To the Linux Community: The Edward Snowden Case
 
Hello all,

I would just like to post a word of warning about the petition currently on the White House web site. Do not sign it! The wording of the petition itself should set off warning bells:
Quote:

Edward Snowden is a national hero and should be immediately issued a a full, free, and absolute pardon for any crimes he has committed or may have committed related to blowing the whistle on secret NSA surveillance programs.
It should be obvious: he did not commit a crime, therefore he doesn't need a pardon. The proper petition would be one asking that all charges against him be dropped, not that he be pardoned from his current crime.

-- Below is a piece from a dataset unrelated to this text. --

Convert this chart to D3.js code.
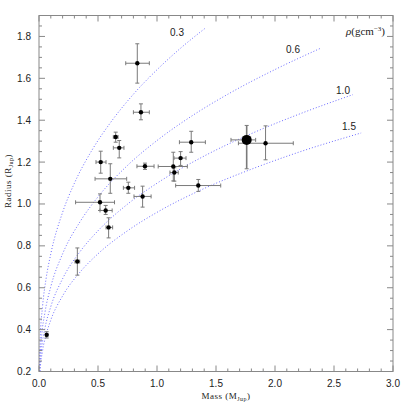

Snowden was not the one who broke the law, the Government broke the laws. The U.S. constitution is the ultimate law in the land, all laws that do not agree with the U.S. Constitution are illegal. The government has been carrying out "unreasonable searches and seizures" on every thing carried over the internet, which is against the U.S. Constitution. The government, the entire government, are the guilty ones. They are the ones who need to be charged, impeached and arrested, not Snowden. Snowden, the whistle blower, was the one who was following the law, the government was the one breaking it.

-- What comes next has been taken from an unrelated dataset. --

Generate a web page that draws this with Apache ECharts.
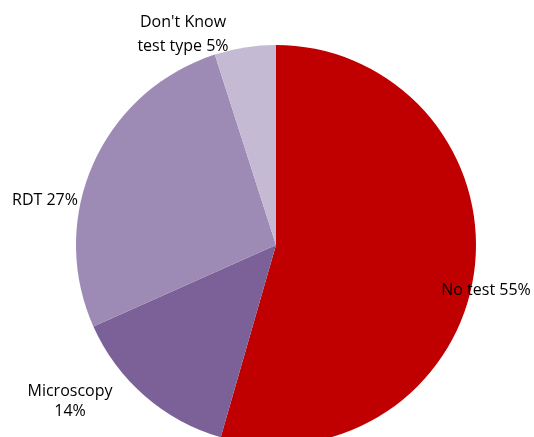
<!DOCTYPE html>
<html>
<head>
<meta charset="utf-8">
<script src="https://cdn.jsdelivr.net/npm/echarts@6/dist/echarts.min.js"></script>
<style>
  html, body { margin: 0; padding: 0; background: #fff; }
  #chart { width: 534px; height: 437px; }
</style>
</head>
<body>
<div id="chart"></div>
<script>
// slices, clockwise from 12 o'clock
const categories = ['No test', 'Microscopy', 'RDT', "Don't Know test type"];
const values = [55, 14, 27, 5];
const labelTexts = ['No test 55%', 'Microscopy\n14%', 'RDT 27%', "Don't Know\ntest type 5%"];

const colors = ['#C00000', '#7B6198', '#9E8BB5', '#C4BAD4'];
// where each label sits (centre of text block)
const labelSpots = [
  { x: 486, y: 290, lh: 20 },
  { x: 70, y: 401, lh: 20 },
  { x: 45, y: 200, lh: 20 },
  { x: 183, y: 34, lh: 24 }
];

const chart = echarts.init(document.getElementById('chart'));

chart.setOption({
  backgroundColor: '#fff',
  animation: false,
  series: [{
    type: 'pie',
    center: [276, 245],
    radius: 200,
    startAngle: 90,
    clockwise: true,
    avoidLabelOverlap: false,
    label: {
      show: true,
      position: 'inside',
      color: '#000',
      fontFamily: 'Open Sans',
      fontSize: 16,
      align: 'center',
      overflow: 'none',
      formatter: p => labelTexts[p.dataIndex]
    },
    labelLine: { show: false },
    labelLayout: p => {
      const s = labelSpots[p.dataIndex];
      return { x: s.x, y: s.y, align: 'center', verticalAlign: 'middle', hideOverlap: false };
    },
    itemStyle: { borderWidth: 0 },
    data: categories.map((c, i) => ({
      name: c,
      value: values[i],
      itemStyle: { color: colors[i] },
      label: { lineHeight: labelSpots[i].lh }
    }))
  }]
});
</script>
</body>
</html>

Conclusion: Don't side the Pardon Snowden petition! He is not guilty, so he doesn't need pardoned.

sundialsvcs 07-01-2013 04:13 PM

"Good luck with that." :rolleyes:

If I were still seventeen years old, full of vim and vigor and still convinced that the world, perhaps with just a little bit of youthful convincing from people like me, really can work like I think it "should," then I might jump onto such a "petition."

Instead, when a college professor "quietly took me aside" and inquired "if I wanted to be a part of a project" that would have required me to join one of the 1.5 million(!) people who today have a "Top Secret clearance" ... I made a life-setting decision:

I said, "No, thanks."

Almost 40 years later, I still do not regret it.

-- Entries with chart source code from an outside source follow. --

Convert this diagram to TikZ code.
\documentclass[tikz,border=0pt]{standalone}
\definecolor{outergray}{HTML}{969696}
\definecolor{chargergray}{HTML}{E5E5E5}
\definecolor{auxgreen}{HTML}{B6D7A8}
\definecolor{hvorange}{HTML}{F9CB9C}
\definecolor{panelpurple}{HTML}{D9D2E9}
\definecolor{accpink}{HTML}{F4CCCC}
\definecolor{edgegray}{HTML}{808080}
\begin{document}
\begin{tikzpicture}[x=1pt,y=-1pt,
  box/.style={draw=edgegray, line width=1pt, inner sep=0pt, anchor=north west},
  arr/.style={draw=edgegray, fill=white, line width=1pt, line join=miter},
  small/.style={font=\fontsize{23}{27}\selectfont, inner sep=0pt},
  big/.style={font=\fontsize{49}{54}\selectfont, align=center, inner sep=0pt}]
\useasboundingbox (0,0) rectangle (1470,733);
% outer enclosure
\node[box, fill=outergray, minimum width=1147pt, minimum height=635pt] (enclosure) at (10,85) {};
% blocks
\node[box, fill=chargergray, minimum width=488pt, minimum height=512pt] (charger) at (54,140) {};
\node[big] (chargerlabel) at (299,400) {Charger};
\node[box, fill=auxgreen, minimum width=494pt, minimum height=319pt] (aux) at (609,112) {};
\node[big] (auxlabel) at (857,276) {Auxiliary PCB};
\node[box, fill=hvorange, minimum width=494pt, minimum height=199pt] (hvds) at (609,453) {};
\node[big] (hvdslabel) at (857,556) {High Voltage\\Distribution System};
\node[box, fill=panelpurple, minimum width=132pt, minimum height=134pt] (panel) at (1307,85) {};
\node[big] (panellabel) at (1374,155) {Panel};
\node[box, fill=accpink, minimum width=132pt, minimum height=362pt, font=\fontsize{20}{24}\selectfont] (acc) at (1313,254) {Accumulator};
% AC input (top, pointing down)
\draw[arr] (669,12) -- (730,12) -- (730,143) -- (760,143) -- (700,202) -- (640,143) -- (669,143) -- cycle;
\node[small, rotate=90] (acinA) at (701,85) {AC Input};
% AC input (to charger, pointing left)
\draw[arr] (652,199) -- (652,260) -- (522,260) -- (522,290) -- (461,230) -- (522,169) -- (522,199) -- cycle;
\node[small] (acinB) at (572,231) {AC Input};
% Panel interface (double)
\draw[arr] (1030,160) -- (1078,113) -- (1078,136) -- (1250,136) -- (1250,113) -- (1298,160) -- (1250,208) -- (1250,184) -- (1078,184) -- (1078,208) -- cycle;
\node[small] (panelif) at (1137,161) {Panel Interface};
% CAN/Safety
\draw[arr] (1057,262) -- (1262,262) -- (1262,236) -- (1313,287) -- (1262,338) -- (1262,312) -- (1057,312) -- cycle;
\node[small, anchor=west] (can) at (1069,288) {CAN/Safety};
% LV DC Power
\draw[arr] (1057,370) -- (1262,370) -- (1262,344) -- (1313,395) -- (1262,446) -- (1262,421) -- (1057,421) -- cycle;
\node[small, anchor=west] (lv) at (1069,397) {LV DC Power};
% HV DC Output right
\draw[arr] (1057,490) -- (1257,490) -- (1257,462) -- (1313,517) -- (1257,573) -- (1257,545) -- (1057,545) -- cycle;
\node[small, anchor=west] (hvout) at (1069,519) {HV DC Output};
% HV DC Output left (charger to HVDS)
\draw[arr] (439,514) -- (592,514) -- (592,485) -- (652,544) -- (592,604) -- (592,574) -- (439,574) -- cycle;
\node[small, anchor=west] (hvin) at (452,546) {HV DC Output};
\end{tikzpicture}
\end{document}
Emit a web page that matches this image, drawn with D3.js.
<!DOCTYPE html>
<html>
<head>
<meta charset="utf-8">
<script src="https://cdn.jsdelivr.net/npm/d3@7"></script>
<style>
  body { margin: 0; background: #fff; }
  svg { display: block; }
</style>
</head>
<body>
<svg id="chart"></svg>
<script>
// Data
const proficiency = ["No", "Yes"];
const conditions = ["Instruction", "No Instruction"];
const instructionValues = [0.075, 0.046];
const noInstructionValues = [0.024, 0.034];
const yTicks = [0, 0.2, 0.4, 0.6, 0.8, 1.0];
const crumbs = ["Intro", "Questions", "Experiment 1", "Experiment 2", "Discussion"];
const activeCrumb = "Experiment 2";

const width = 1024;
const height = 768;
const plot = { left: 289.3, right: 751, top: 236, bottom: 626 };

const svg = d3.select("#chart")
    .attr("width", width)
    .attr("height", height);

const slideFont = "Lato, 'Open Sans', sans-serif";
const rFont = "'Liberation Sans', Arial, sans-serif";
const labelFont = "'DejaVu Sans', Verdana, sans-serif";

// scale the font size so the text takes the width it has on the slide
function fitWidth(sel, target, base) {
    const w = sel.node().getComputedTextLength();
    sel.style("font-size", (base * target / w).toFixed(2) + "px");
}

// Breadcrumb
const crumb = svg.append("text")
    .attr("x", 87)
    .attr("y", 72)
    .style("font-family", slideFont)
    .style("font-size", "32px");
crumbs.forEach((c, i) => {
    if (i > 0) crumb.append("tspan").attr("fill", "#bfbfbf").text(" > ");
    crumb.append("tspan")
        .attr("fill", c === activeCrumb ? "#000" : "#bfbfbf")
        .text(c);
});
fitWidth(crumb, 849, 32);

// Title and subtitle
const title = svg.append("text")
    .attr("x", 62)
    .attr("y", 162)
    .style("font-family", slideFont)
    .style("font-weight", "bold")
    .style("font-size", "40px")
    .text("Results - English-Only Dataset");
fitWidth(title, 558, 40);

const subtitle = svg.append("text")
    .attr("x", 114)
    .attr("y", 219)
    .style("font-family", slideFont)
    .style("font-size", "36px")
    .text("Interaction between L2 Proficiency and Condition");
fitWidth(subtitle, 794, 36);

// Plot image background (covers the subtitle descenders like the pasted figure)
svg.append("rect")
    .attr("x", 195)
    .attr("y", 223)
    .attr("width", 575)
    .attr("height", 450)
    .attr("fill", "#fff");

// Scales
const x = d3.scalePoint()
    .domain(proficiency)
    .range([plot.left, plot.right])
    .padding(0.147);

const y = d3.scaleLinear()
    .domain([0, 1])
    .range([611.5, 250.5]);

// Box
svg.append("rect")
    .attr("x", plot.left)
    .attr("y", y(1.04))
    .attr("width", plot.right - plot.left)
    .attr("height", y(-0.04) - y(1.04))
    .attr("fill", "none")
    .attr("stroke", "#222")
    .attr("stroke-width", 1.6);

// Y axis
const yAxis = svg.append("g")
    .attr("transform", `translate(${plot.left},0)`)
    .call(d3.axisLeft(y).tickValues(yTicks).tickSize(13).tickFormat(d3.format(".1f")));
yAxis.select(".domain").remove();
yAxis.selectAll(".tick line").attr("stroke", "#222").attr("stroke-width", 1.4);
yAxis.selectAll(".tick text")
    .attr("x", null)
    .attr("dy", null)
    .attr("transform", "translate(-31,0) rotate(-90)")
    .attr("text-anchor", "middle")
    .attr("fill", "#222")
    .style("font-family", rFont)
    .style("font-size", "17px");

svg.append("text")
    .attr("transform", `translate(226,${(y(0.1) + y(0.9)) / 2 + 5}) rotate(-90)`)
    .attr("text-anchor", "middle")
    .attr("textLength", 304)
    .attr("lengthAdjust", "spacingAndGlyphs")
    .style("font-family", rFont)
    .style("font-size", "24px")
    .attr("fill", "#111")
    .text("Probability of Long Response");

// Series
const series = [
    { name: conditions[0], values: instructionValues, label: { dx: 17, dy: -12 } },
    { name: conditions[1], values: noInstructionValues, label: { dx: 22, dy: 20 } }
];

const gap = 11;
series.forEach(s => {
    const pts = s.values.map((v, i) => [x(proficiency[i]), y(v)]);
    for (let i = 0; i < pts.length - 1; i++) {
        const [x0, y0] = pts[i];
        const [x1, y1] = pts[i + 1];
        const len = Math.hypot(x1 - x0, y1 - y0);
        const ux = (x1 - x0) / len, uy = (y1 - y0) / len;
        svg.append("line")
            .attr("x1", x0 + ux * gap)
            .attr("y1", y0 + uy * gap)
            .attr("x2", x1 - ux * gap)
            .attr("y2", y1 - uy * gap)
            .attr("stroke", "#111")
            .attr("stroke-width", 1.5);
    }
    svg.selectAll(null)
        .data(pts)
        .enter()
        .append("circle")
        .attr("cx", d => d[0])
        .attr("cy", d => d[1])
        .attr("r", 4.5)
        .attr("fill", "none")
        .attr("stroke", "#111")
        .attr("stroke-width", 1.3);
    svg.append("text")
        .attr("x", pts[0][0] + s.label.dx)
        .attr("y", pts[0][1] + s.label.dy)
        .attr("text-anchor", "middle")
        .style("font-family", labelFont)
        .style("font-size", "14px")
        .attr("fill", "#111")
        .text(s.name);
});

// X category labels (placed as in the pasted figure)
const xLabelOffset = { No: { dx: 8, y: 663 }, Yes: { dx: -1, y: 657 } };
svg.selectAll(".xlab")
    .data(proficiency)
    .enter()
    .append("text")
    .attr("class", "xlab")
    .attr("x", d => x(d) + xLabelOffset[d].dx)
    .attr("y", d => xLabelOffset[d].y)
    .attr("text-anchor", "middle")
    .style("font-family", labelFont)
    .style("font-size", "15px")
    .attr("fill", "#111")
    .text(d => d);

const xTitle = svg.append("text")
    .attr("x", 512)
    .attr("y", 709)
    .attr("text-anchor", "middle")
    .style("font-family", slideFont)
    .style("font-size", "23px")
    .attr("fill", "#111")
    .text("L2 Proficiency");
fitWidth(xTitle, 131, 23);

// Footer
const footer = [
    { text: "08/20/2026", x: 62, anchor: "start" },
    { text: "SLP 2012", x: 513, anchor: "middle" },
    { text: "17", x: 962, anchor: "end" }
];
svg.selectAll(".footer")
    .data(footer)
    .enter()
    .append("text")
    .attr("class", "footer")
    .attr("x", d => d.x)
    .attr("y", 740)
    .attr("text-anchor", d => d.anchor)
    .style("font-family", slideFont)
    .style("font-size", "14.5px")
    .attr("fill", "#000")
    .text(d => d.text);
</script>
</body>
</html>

First of all, I can't help but notice that, in exchange for having given the US Government carte blanche privilege to (that is to say, "officially" :rolleyes: ) peer into every single aspect of their personal lives, the vast majority of those million people don't seem to be making significantly-more money than I do.

Second, "my conscience is clean." Yes, there have (unfortunately) been times when there were just 2¢ in my bank-account, but I have never had to appeal to Vladimir Putin for mercy when I "leaked" the content of a PowerPoint presentation that, I am quite sure, was seen by a hundred thousand people.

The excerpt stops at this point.